DPRK Succeeds in Nuclear Fusion

Pyongyang, May 12 (KCNA) — Scientists of the DPRK succeeded in nuclear fusion reaction on the significant occasion of the Day of the Sun this year, according to Rodong Sinmun Wednesday.

It goes on:

The successful nuclear fusion marks a great event that demonstrated the rapidly developing cutting-edge science and technology of the DPRK.

The nuclear fusion technology is called “artificial solar” technology as it represents a field of the latest science and technology for the development of new energy desired by humankind…

Now obviously this is balderdash, but what kind of balderdash is it?

To all appearances, it’s not about actual technological progress. Nor it is a cloaked allusion to weapon capabilities. It’s sheer mystical flapdoodle. As the BBC and Reuters point out, the Day of the Sun, observed in mid-April, is nothing less than the anniversary of Eternal President Kim Il-Sung, founder of the Kim dynasty, and “sun of our nation.”

(Actually a nom de guerre, the founder’s name means “Become the Sun.”)

To put this claim in context, recall that North Korea has promised to use science and technology to “open the gate to a great, prosperous and powerful country” by 2012, Kim Il-Sung’s centenary.

It doesn’t always pay to take North Korean statements too literally.
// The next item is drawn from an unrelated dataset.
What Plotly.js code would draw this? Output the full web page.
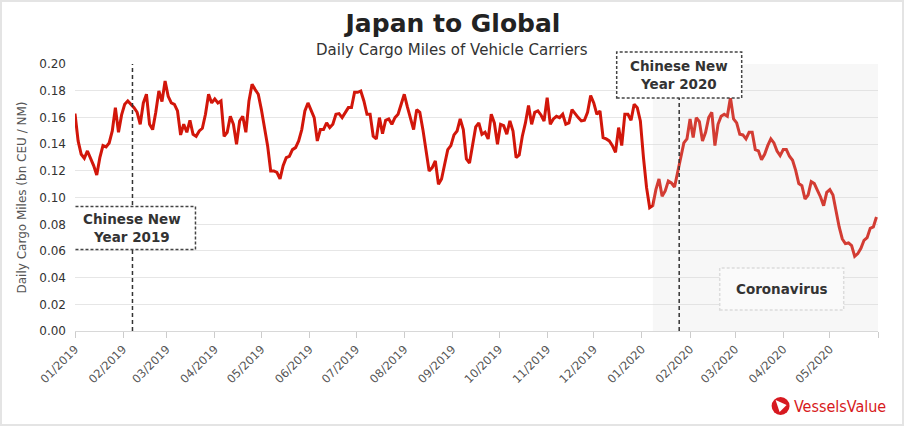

Back in 2002, facing American accusations about uranium enrichment, senior North Korean diplomat Kang Sok Ju declared that Pyongyang was bound to produce or entitled to possess nuclear weapons and weapons even more powerful than that! (My emphasis.) Which apparently refers not to boosted weapons, a layer-cake design, or hydrogen bombs, but to the “wholehearted unity of the party, the army and the people around General Kim Jong Il.”

(On a related note, see Hee-Seog Kwon’s article in the latest issue of the Bulletin, Negotiating with the North: Doubting its enrichment claims.)